The Second Circuit has made clear that “[e]ven if complete diversity – and thus jurisdiction – is lacking at a case’s inception, rather than dismiss the case as a nullity, the court may drop any dispensable parties that are obnoxious to its jurisdiction.”  Fed. R. Civ. P. 21 allows a court to drop a nondiverse party at any time to preserve jurisdiction, provided the nondiverse party is not indispensable under Fed. R. Civ. P. 19(b). 

Courts consider four factors in determining whether a party is indispensable: “(1) whether a judgment rendered in a person’s absence might prejudice that person or parties to the action, (2) the extent to which any prejudice could be alleviated, (3) whether a judgment in the person’s absence would be adequate, and (4) whether the plaintiff would have an adequate remedy if the court dismissed the suit.”

Of note, like nearly all Lloyd’s policies, the subject policy contained a “Service of Suit Clause,” which stated that “in any suit instituted against any one of [the syndicates comprising Underwriters] upon this contract, Underwriters will abide by the final decision of such Court or of any Appellate Court in the event of an appeal.”

Addressing each of the four factors, the Court found that the non-diverse syndicates were not indispensable parties and could be dropped to preserve jurisdiction.  First, the parties agreed that there would be little or no prejudice to any party if the action continued without the non-diverse syndicates.  Pursuant to the policy’s “Service of Suit Clause,” each syndicate was required to abide by a final decision by the Court against any of the syndicates.  Accordingly, the remaining defendants and the non-diverse syndicates would not be prejudiced if the non-diverse syndicates were dropped from the action.  Consequently, relative to the second factor, there was little to no prejudice to mitigate.
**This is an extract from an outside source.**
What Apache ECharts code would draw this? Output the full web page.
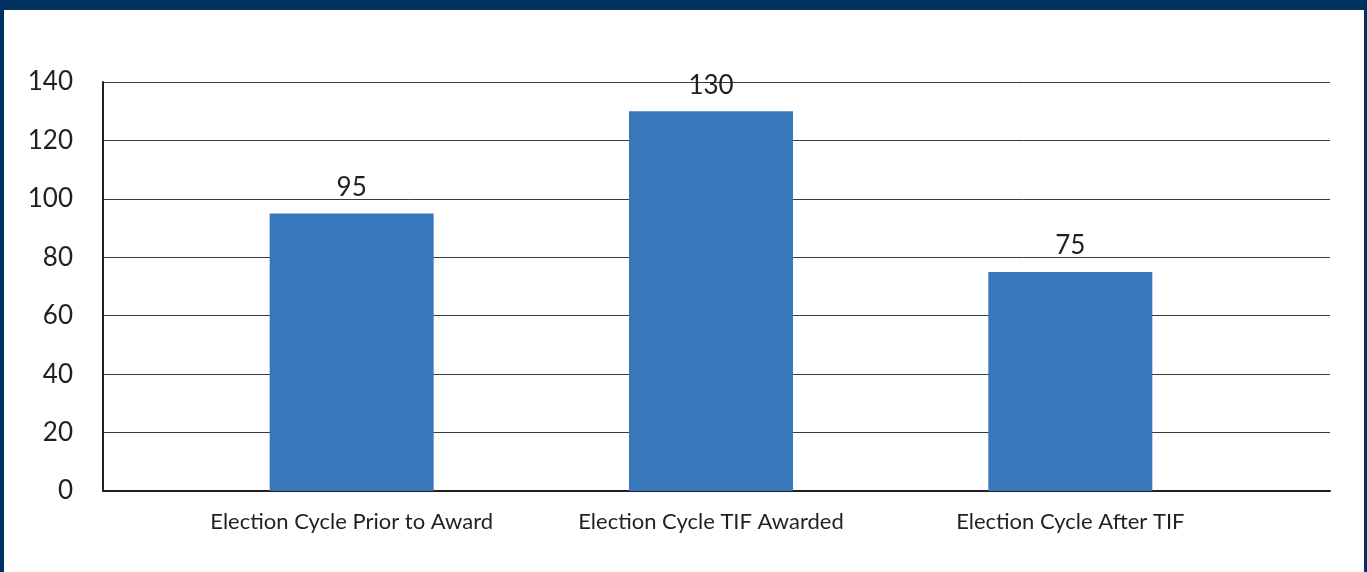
<!DOCTYPE html>
<html>
<head>
<meta charset="utf-8">
<script src="https://cdn.jsdelivr.net/npm/echarts@6/dist/echarts.min.js"></script>
<style>
  html, body { margin: 0; padding: 0; background: #ffffff; }
  #chart { position: absolute; left: 0; top: 0; width: 1367px; height: 572px; }
  #frame {
    position: absolute; left: 0; top: 0; width: 1367px; height: 572px;
    box-sizing: border-box; pointer-events: none;
    border-top: 10px solid #013264; border-left: 4px solid #013264; border-right: 3px solid #013264;
  }
</style>
</head>
<body>
<div id="chart"></div>
<div id="frame"></div>
<script>
// Election-cycle counts
const categories = ['Election Cycle Prior to Award', 'Election Cycle TIF Awarded', 'Election Cycle After TIF'];
const counts = [95, 130, 75];
const yTicks = [0, 20, 40, 60, 80, 100, 120, 140];

const textColor = '#231f20';
const fontFamily = 'Lato, "Noto Sans", sans-serif';

const chart = echarts.init(document.getElementById('chart'), null, { renderer: 'canvas' });

chart.setOption({
  animation: false,
  grid: [
    // frame grid: y labels, gridlines and axis lines across the full plot
    { left: 103, right: 37, top: 82, bottom: 81 },
    // bar grid, slightly inset so the categories sit where the bars are drawn
    { left: 172, right: 117, top: 82, bottom: 81 }
  ],
  xAxis: [
    {
      gridIndex: 0, type: 'category', data: [''],
      axisLine: { show: true, lineStyle: { color: '#231f20', width: 2 } },
      axisTick: { show: false }, axisLabel: { show: false }
    },
    {
      gridIndex: 1, type: 'category', data: categories,
      axisLine: { show: false }, axisTick: { show: false },
      axisLabel: { color: textColor, fontFamily, fontSize: 22, margin: 20, interval: 0, hideOverlap: false }
    }
  ],
  yAxis: [
    {
      gridIndex: 0, type: 'value', min: yTicks[0], max: yTicks[yTicks.length - 1], interval: 20,
      axisLine: { show: true, lineStyle: { color: '#231f20', width: 2 } },
      axisTick: { show: false },
      splitLine: { show: true, lineStyle: { color: '#3a3a3a', width: 1 } },
      axisLabel: { color: textColor, fontFamily, fontSize: 26, margin: 30 }
    },
    {
      gridIndex: 1, type: 'value', min: yTicks[0], max: yTicks[yTicks.length - 1], interval: 20,
      show: false
    }
  ],
  series: [{
    type: 'bar',
    xAxisIndex: 1, yAxisIndex: 1,
    data: counts,
    barWidth: 164,
    itemStyle: { color: '#3777bc' },
    label: {
      show: true, position: 'top', distance: 13,
      color: textColor, fontFamily, fontSize: 26
    }
  }]
});
</script>
</body>
</html>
As to the third factor, the Court noted that it was clearly more efficient to allow the parties to finish litigating in federal court rather than to “send the parties to state court for a do-over.”  The case had been active for over two and a half years, during which the parties completed discovery, the Court decided summary judgment, and the parties filed motions in limine in preparation for an impending trial.

Regarding the fourth factor, although the insured would have an adequate remedy if the Court dismissed the suit because it could proceed against all the defendants in state court, “that consideration is far outweighed by the…harm to judicial economy resulting from dismissal.”

Accordingly, the Court found that the non-diverse syndicates were not indispensable parties and could be dismissed from the action.


Often, federal courts lack subject matter jurisdiction due to failures to sufficiently plead the diversity requirements for Underwriters at Lloyd’s (i.e., citizenship and amount in controversy for each individual name).  Such deficiencies could result in dismissal or a remand to state court (if the action was initially filed there).  It should also be noted that if the case is appealed, the Second Circuit can decide to revisit jurisdiction sua sponte and may reach a different result.  Therefore, these issues should be addressed early in the litigation to prevent an unnecessary expenditure of time and resources.